- Born: David Paul Mancuso October 20, 1944 Utica, New York, U.S.
- Died: November 14, 2016 (aged 72) New York City, New York, U.S.
- Occupation: Disc jockey
- Known for: The Loft

= David Mancuso =

American disc jockey (1944–2016)

David Paul Mancuso (October 20, 1944 – November 14, 2016) was an American disc jockey, notable for organising invitation-only parties in 1960s New York City, which led to him founding The Loft nightclub.

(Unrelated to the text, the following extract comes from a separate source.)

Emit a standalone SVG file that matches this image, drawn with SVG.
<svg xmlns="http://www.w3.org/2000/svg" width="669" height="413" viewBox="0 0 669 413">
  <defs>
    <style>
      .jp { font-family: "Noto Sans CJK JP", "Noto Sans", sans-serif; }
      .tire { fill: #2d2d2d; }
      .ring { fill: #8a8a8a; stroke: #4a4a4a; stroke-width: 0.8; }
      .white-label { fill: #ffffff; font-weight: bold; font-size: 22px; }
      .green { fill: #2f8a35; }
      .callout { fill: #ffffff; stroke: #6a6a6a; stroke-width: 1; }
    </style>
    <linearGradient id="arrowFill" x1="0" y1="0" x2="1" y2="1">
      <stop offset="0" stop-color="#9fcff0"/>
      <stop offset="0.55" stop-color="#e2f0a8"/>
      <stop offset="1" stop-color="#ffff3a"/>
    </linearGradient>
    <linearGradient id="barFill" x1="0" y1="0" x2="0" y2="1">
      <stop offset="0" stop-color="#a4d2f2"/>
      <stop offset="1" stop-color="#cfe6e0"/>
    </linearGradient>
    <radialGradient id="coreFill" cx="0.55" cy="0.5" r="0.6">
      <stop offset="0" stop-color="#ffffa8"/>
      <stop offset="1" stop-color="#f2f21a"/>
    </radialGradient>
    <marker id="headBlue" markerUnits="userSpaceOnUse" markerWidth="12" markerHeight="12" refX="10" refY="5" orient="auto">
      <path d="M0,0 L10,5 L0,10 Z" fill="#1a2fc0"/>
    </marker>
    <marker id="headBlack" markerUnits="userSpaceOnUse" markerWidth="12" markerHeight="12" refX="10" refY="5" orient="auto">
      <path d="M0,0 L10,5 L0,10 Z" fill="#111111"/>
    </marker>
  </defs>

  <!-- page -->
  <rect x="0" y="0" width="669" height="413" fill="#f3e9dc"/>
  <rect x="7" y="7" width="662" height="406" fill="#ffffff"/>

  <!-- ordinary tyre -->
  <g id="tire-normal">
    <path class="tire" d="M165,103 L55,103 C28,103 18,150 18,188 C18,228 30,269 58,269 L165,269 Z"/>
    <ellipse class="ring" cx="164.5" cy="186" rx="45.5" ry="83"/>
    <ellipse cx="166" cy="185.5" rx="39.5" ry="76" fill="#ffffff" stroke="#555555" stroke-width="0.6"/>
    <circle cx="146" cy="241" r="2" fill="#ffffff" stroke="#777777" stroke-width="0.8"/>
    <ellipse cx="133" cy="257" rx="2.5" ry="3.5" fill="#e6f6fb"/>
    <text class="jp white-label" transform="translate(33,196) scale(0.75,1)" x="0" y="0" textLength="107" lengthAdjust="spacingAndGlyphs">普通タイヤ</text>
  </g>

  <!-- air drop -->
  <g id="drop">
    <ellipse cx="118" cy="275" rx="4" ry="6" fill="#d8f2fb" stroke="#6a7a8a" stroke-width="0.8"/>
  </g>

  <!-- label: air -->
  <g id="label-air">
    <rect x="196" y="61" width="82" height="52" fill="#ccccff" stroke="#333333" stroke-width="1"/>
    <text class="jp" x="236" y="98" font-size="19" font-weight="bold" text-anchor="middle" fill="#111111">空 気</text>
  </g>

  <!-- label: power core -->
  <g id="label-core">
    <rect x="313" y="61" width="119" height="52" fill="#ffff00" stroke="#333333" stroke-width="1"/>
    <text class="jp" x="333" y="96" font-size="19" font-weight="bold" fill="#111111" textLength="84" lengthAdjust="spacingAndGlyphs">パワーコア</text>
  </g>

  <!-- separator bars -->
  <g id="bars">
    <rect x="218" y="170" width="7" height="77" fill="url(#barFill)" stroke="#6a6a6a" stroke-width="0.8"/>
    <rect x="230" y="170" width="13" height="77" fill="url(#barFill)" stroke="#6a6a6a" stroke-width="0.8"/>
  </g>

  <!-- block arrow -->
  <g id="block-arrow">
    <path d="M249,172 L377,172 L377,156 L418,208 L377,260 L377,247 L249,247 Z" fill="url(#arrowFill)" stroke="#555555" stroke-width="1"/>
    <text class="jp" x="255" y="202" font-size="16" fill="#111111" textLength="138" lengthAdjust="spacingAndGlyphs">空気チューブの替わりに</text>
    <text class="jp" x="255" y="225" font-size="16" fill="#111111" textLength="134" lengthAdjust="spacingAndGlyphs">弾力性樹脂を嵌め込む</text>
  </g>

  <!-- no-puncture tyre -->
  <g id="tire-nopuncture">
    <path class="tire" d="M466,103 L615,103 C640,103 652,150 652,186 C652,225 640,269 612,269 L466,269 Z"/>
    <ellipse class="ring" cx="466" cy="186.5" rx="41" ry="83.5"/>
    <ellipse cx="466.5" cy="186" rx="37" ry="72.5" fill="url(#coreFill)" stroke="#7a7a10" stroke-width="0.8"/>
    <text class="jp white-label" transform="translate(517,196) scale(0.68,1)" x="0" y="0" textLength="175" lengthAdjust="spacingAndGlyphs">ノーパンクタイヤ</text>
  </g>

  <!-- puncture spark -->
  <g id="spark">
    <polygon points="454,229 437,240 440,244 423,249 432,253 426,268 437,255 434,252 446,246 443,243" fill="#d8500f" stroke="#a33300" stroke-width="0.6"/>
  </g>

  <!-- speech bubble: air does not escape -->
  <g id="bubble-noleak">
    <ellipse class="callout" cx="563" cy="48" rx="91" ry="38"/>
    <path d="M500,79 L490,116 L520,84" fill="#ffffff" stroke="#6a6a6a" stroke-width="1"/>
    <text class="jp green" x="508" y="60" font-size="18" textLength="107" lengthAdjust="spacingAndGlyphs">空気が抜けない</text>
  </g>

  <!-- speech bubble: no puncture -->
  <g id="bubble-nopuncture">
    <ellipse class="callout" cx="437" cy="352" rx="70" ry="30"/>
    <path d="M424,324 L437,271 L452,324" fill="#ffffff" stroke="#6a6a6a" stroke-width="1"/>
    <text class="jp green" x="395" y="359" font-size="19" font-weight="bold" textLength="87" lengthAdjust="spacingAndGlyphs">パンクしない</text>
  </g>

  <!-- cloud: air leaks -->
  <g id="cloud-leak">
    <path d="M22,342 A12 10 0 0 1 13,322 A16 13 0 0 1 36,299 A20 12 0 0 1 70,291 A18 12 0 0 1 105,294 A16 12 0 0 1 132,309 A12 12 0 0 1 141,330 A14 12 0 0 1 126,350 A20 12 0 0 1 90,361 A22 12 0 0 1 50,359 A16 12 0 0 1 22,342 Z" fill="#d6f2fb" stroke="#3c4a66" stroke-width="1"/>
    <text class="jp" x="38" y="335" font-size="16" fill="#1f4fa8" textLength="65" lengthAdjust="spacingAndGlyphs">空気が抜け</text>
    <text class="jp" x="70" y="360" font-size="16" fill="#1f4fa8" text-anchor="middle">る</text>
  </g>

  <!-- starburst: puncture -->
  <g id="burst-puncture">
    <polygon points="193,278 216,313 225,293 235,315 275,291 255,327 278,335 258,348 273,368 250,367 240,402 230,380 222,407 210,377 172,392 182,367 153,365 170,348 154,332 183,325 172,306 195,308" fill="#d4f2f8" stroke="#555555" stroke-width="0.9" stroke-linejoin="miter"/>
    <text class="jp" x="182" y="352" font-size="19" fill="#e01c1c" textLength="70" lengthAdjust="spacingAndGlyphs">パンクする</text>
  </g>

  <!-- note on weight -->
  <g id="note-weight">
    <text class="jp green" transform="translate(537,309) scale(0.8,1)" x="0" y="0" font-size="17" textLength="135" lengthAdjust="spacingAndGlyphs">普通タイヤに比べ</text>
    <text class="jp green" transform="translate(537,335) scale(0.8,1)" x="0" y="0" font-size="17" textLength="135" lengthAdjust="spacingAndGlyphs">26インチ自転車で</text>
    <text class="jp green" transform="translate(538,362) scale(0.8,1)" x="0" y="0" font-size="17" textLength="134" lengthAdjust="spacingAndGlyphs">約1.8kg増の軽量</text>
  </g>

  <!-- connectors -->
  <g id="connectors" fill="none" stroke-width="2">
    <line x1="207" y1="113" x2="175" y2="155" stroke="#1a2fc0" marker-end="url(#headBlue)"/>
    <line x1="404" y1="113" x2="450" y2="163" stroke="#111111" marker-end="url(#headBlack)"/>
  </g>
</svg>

The first such party, called "Love Saves The Day", was held on 14 February, 1970. Mancuso pioneered the private party, as distinct from the more commercial nightclub business model. In the early 1970s, Mancuso won a long administrative trial when the New York City Department of Consumer Affairs found that he was not selling food or beverages to the public and therefore did not need a New York City cabaret license.

Many famous private discothèques of the 1970s and 1980s were modeled after The Loft, including the Paradise Garage, The Gallery, 12 West, The Flamingo and later The Saint. Mancuso also helped start the record pool system for facilitating the distribution of promotional records to the qualified disc jockey.

==Biography==
===Early life===
Mancuso was born on October 20, 1944, in Utica, New York. He was born out of wedlock while his mother's husband was serving in World War II and lived in an orphanage for the first five years of his life. Although he nominally resided with his mother thereafter, he remained a frequent runaway and spent a year in reform school as a teenager; during this period, he cultivated an interest in early rhythm and blues music.

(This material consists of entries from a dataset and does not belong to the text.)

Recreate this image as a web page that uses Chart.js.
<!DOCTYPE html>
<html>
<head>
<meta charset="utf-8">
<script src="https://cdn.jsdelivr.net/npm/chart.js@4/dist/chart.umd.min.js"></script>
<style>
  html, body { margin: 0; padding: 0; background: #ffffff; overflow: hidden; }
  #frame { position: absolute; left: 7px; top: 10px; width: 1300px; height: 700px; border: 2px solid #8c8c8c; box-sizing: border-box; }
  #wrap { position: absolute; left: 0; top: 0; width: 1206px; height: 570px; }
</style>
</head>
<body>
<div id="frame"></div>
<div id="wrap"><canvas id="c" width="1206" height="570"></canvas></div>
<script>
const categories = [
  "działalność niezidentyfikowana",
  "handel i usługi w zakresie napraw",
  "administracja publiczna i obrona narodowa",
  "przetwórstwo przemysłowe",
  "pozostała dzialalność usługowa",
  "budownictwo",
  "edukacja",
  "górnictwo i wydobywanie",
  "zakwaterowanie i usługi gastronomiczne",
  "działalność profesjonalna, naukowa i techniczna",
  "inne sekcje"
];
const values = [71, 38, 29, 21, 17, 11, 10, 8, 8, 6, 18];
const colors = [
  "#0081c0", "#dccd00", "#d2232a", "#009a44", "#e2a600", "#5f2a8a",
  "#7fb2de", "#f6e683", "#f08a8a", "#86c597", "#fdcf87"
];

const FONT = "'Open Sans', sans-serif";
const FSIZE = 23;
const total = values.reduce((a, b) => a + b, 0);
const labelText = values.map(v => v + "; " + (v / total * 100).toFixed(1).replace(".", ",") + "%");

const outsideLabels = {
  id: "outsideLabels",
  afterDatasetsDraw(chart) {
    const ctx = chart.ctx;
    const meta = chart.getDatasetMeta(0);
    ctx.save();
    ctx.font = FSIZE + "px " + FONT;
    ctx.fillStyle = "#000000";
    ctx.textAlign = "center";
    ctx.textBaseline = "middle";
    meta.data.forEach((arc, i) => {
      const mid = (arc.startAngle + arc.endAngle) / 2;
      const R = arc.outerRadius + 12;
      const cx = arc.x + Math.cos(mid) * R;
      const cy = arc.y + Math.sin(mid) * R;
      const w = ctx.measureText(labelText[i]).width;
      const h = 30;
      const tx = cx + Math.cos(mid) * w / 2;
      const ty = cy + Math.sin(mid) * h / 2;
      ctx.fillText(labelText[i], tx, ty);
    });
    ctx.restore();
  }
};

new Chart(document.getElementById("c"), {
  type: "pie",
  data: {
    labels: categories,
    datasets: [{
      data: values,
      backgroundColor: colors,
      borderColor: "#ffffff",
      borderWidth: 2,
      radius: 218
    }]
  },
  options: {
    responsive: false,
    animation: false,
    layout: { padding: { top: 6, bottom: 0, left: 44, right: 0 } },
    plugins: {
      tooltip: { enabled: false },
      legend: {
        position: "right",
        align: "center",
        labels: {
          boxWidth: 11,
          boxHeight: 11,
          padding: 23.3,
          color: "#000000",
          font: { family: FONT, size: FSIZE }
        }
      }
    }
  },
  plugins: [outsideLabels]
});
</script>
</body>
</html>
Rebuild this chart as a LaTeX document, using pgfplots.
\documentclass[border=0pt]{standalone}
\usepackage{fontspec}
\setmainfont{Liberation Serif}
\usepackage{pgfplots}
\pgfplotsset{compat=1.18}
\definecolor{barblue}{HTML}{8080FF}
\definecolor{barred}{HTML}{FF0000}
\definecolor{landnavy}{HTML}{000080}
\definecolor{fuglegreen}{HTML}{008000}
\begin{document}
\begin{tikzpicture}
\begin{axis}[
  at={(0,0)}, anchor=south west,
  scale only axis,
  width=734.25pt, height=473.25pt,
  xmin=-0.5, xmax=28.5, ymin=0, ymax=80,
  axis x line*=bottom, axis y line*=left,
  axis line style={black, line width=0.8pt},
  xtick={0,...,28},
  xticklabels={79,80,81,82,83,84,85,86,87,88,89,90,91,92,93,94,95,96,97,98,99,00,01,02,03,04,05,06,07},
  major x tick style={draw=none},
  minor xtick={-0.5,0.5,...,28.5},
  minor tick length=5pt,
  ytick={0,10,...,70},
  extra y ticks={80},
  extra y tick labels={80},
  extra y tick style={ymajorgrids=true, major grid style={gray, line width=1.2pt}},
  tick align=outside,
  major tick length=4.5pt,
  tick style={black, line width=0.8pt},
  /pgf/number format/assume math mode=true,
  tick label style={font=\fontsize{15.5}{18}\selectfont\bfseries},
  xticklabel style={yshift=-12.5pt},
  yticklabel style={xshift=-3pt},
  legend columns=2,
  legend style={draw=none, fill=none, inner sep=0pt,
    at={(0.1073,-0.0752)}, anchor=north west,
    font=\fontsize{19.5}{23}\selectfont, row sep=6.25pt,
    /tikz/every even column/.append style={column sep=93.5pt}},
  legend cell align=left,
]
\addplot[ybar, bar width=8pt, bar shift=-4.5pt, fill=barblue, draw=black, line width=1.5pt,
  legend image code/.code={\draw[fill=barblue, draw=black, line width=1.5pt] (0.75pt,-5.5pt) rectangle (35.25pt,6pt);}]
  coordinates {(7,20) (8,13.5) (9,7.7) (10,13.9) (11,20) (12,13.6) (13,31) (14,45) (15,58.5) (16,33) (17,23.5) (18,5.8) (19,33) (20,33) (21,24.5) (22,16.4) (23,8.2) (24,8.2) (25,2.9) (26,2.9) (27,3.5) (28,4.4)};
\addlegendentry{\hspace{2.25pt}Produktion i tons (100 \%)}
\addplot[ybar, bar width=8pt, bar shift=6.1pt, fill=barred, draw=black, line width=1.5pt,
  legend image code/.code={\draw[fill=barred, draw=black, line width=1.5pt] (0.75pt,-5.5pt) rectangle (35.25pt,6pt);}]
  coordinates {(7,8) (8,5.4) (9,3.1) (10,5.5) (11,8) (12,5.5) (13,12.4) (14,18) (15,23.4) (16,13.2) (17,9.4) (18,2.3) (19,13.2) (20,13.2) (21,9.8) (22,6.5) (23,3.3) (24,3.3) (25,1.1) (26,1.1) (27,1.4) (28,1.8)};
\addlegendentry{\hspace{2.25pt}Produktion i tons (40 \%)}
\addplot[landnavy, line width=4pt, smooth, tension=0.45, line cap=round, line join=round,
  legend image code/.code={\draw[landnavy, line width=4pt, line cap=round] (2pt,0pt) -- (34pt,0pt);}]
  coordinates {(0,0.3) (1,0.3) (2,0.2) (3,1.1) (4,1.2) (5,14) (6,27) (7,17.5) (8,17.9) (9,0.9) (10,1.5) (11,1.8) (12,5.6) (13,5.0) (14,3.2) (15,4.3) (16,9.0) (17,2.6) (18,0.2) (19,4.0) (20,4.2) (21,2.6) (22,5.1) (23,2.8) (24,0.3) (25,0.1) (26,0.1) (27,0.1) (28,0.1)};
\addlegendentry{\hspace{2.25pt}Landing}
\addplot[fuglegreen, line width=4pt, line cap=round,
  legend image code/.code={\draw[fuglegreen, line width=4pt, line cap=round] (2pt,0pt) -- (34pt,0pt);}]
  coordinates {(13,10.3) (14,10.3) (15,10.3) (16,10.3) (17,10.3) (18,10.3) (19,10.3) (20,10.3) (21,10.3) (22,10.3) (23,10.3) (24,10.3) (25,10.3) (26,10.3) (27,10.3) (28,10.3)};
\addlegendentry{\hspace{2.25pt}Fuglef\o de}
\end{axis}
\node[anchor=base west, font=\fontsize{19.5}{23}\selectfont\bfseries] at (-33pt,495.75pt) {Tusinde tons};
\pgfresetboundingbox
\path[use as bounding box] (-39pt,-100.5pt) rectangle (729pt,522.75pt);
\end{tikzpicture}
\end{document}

He dropped out of high school on his 16th birthday and worked as a dishwasher for two years to finance his move to New York City in 1962. Over the next several years, he was employed in a variety of capacities (including stints as head of Holt Rinehart Winston's Xerox department and as a personnel manager for Restaurant Associates) before pursuing a career as an independent antiques dealer.

===Career===
Mancuso developed a broad network of associates, frequenting rent parties in Harlem and Staten Island, while also immersing himself in the hippie culture of the era at such East Village venues as the Electric Circus, the Planetarium, and the Fillmore East. He became an ardent devotee of Leary's The Psychedelic Experience (1966) after his initial experiments with LSD.

Before hosting his first Loft party at his home at 647 Broadway in 1970, Mancuso was playing records for his friends on a semi-regular basis as early as 1966. These parties became so popular that, by 1971, he and doorman Steve Abramowitz decided to make them a weekly affair.

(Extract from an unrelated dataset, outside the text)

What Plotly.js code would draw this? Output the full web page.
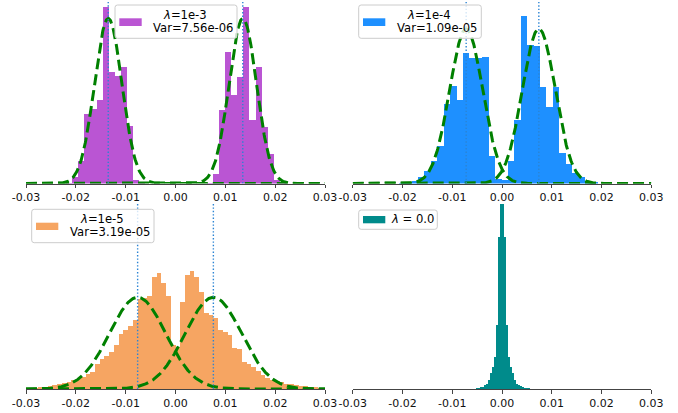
<!DOCTYPE html>
<html><head><meta charset="utf-8">
<script src="https://cdn.plot.ly/plotly-3.0.1.min.js"></script>
<style>html,body{margin:0;padding:0;background:#fff}#chart{width:678px;height:413px}</style>
</head><body><div id="chart"></div>
<script>
// ---------------- data ----------------
// Panel 1 : lambda = 1e-3
const p1BinStart = -0.02198, p1BinWidth = 0.001227;
const p1Heights = [0.7,6.7,22.7,70,75,84,176.7,111.7,107.3,116.7,57.3,3.3,0.7,
  0,0,0,0,0,0,0,0,0,0,
  0.7,10,73.3,131.7,89,106.7,176.7,64,116.7,56.7,30,3.3,0.7];
// Panel 2 : lambda = 1e-4
const p2BinStart = -0.02074, p2BinWidth = 0.00129;
const p2Heights = [0.7,1.3,2.3,6.7,12.3,22.3,37.3,80,98,84,130.7,125.7,125.7,126.7,27.3,4.7,
  3.3,22.3,63.3,167.3,138.3,137.3,96.7,76.7,96.3,30.7,20,10.7,6.7,2.3,1.3];
// Panel 3 : lambda = 1e-5
const p3BinStart = -0.0304, p3BinWidth = 0.00095;
const p3Heights = [0.5,0.8,1.2,1.7,2.3,3.2,4.5,5.5,6.5,7.5,9,10.5,12.5,15.5,17.5,25,30,33,37.3,44,
  55,59,63,69,89.7,91.3,93.3,111.7,115.7,105.7,93.3,44,42,
  87.3,114,118.3,112.3,96.7,75.7,74,70.7,59,56.7,54,40.7,40,27.3,25,22.3,18.3,14,11,9,8,7,5.5,5,4,3.5,3,2.5,2,1.3,0.7];
// Panel 4 : lambda = 0.0
const p4BinStart = -0.0064, p4BinWidth = 0.0004;
const p4Heights = [0.2,0.3,0.5,0.8,1.2,1.7,2.5,4,5,9,15.7,22.3,32.3,64,151.7,185.7,185,151.7,64,32.3,22.3,15.7,9,5,4,3,2,1.2,1.5,0.6,0.3];

const binStarts = [p1BinStart, p2BinStart, p3BinStart, p4BinStart];
const binWidths = [p1BinWidth, p2BinWidth, p3BinWidth, p4BinWidth];
const heights = [p1Heights, p2Heights, p3Heights, p4Heights];

// fitted normal components (mean of each mode, variance from legend, drawn peak height)
const gaussMeans = [[-0.0135, 0.0135], [-0.0072, 0.0074], [-0.0076, 0.0076], []];
const gaussVars = [7.56e-6, 1.09e-5, 3.19e-5, null];
const gaussPeaks = [165, 154.7, 91.7, null];

const lambdaLabels = ['<i>λ</i>=1e-3', '<i>λ</i>=1e-4', '<i>λ</i>=1e-5', '<i>λ</i> = 0.0'];
const varLabels = ['Var=7.56e-06', 'Var=1.09e-05', 'Var=3.19e-05', null];

const tickVals = [-0.03, -0.02, -0.01, 0, 0.01, 0.02, 0.03];
const tickText = ['-0.03', '-0.02', '-0.01', '0.00', '0.01', '0.02', '0.03'];

// ---------------- style / layout ----------------
const W = 678, H = 413;
const barColors = ['#BA55D3', '#1E90FF', '#F6A562', '#008B8B'];
const boxes = [ // pixel geometry of each axes
  {x0: 26, x1: 325, yAxis: 183.5, yTop: 0},
  {x0: 352.7, x1: 651.3, yAxis: 183.5, yTop: 0},
  {x0: 26, x1: 325, yAxis: 389, yTop: 204},
  {x0: 352.7, x1: 651.3, yAxis: 389, yTop: 204}
];
const legends = [
  {box: [115, 5, 237, 38.3], patch: [119.3, 18.3, 141.7, 26], l1: [185.3, 15], l2: [193.7, 27.7]},
  {box: [358.7, 5, 481.3, 38.3], patch: [363, 18.3, 385.3, 26], l1: [429.3, 15], l2: [437.2, 27.7]},
  {box: [31.7, 209.3, 154, 242.7], patch: [36, 222.7, 58.3, 230], l1: [102.2, 219], l2: [110.3, 231.7]},
  {box: [358.7, 210, 437.3, 229.3], patch: [363, 216, 385.3, 223.3], l1: [412.7, 219.3], l2: null}
];
const FONT = 'DejaVu Sans';
const px = x => x / W;
const py = y => 1 - y / H;

const traces = [];
const layout = {
  width: W, height: H, margin: {l: 0, r: 0, t: 0, b: 0},
  paper_bgcolor: '#fff', plot_bgcolor: 'rgba(0,0,0,0)',
  showlegend: false, bargap: 0, barmode: 'overlay',
  font: {family: FONT, size: 11, color: '#000'},
  shapes: [], annotations: []
};

for (let i = 0; i < 4; i++) {
  const xa = 'x' + (i ? i + 1 : ''), ya = 'y' + (i ? i + 1 : '');
  const b = boxes[i];
  const yMax = b.yAxis - b.yTop;
  const xs = heights[i].map((_, k) => binStarts[i] + (k + 0.5) * binWidths[i]);
  traces.push({type: 'bar', x: xs, y: heights[i], width: binWidths[i], xaxis: xa, yaxis: ya,
    marker: {color: barColors[i], line: {width: 0}}, hoverinfo: 'skip'});
  if (gaussVars[i] !== null) {
    const sd = Math.sqrt(gaussVars[i]);
    gaussMeans[i].forEach(m => {
      const gx = [], gy = [];
      for (let s = 0; s <= 600; s++) {
        const x = -0.03 + s * 0.0001;
        gx.push(x);
        gy.push(gaussPeaks[i] * Math.exp(-0.5 * ((x - m) / sd) ** 2));
      }
      traces.push({type: 'scatter', mode: 'lines', x: gx, y: gy, xaxis: xa, yaxis: ya,
        cliponaxis: false, line: {color: '#008000', width: 3, dash: '11px,5px'}, hoverinfo: 'skip'});
    });
    gaussMeans[i].forEach(m => {
      traces.push({type: 'scatter', mode: 'lines', x: [m, m], y: [0, yMax], xaxis: xa, yaxis: ya,
        cliponaxis: false, line: {color: '#2b84d4', width: 1.4, dash: '1.4px,2px'}, hoverinfo: 'skip'});
    });
  }
  layout['xaxis' + (i ? i + 1 : '')] = {
    domain: [px(b.x0), px(b.x1)], range: [-0.03, 0.03], anchor: ya,
    showgrid: false, zeroline: false, showline: true, linecolor: '#444', linewidth: 1,
    ticks: 'outside', ticklen: 3.5, tickwidth: 1, tickcolor: '#444',
    tickvals: tickVals, ticktext: tickText, tickfont: {family: FONT, size: 11, color: '#111'}
  };
  layout['yaxis' + (i ? i + 1 : '')] = {
    domain: [py(b.yAxis), py(b.yTop)], range: [0, yMax], anchor: xa, visible: false
  };

  // legend box (rounded) + patch + text
  const L = legends[i];
  const [bx0, by0, bx1, by1] = L.box, r = 2.5;
  const path = `M ${px(bx0 + r)},${py(by0)} L ${px(bx1 - r)},${py(by0)} Q ${px(bx1)},${py(by0)} ${px(bx1)},${py(by0 + r)} ` +
    `L ${px(bx1)},${py(by1 - r)} Q ${px(bx1)},${py(by1)} ${px(bx1 - r)},${py(by1)} L ${px(bx0 + r)},${py(by1)} ` +
    `Q ${px(bx0)},${py(by1)} ${px(bx0)},${py(by1 - r)} L ${px(bx0)},${py(by0 + r)} Q ${px(bx0)},${py(by0)} ${px(bx0 + r)},${py(by0)} Z`;
  layout.shapes.push({type: 'path', xref: 'paper', yref: 'paper', path: path, layer: 'above',
    fillcolor: 'rgba(255,255,255,0.8)', line: {color: '#cccccc', width: 1}});
  layout.shapes.push({type: 'rect', xref: 'paper', yref: 'paper', layer: 'above',
    x0: px(L.patch[0]), x1: px(L.patch[2]), y0: py(L.patch[1]), y1: py(L.patch[3]),
    fillcolor: barColors[i], line: {width: 0}});
  layout.annotations.push({xref: 'paper', yref: 'paper', x: px(L.l1[0]), y: py(L.l1[1]),
    xanchor: 'center', yanchor: 'middle', showarrow: false, text: lambdaLabels[i],
    font: {family: FONT, size: 11.6, color: '#000'}});
  if (L.l2) layout.annotations.push({xref: 'paper', yref: 'paper', x: px(L.l2[0]), y: py(L.l2[1]),
    xanchor: 'center', yanchor: 'middle', showarrow: false, text: varLabels[i],
    font: {family: FONT, size: 11.6, color: '#000'}});
}

Plotly.newPlot('chart', traces, layout, {staticPlot: true, displayModeBar: false});
</script></body></html>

Mancuso's first major Loft party, called "Love Saves The Day", was held Saturday, February 14, 1970, at his home, at 647 Broadway. The scene around Mancuso and The Loft has gone on to be documented in Josell Ramos' documentary, Maestro (2003), a Paradise Garage and Levan-centered narrative of New York dance music culture in the 1970s and 1980s.

In 1999 and 2000, Mancuso and Colleen 'Cosmo' Murphy produced the compilation series David Mancuso Presents The Loft, Volumes One and Two on Nuphonic.

In 2003, British journalist and lecturer Tim Lawrence published an influential and comprehensive study of the New York roots of modern dance music culture that placed Mancuso at its narrative center. Entitled Love Saves the Day: A History of American Dance Music Culture, 1970–1979, the book highlights the influence of Mancuso's late 1960s and early 1970s Loft parties the New York dance music scene.

On September 19, 2005, Mancuso was inducted into the Dance Music Hall of Fame for his outstanding achievement as a DJ.

On December 23, 2006, a nightclub named after Mancuso opened in Tübingen, in southern Germany; the club's name has since changed to Schlachthaus.

In May 2008, Mancuso, with the help of Goshi Manabe, Colleen ‘Cosmo’ Murphy, and Satoru Ogawa, launched his own audiophile record label, The Loft Audiophile Library of Music. The music is mastered by Stan Ricker.

Mancuso is featured in the 2024 BBC documentary series Disco: Soundtrack of a Revolution.

===Death===
Mancuso died at his home in Manhattan on November 14, 2016.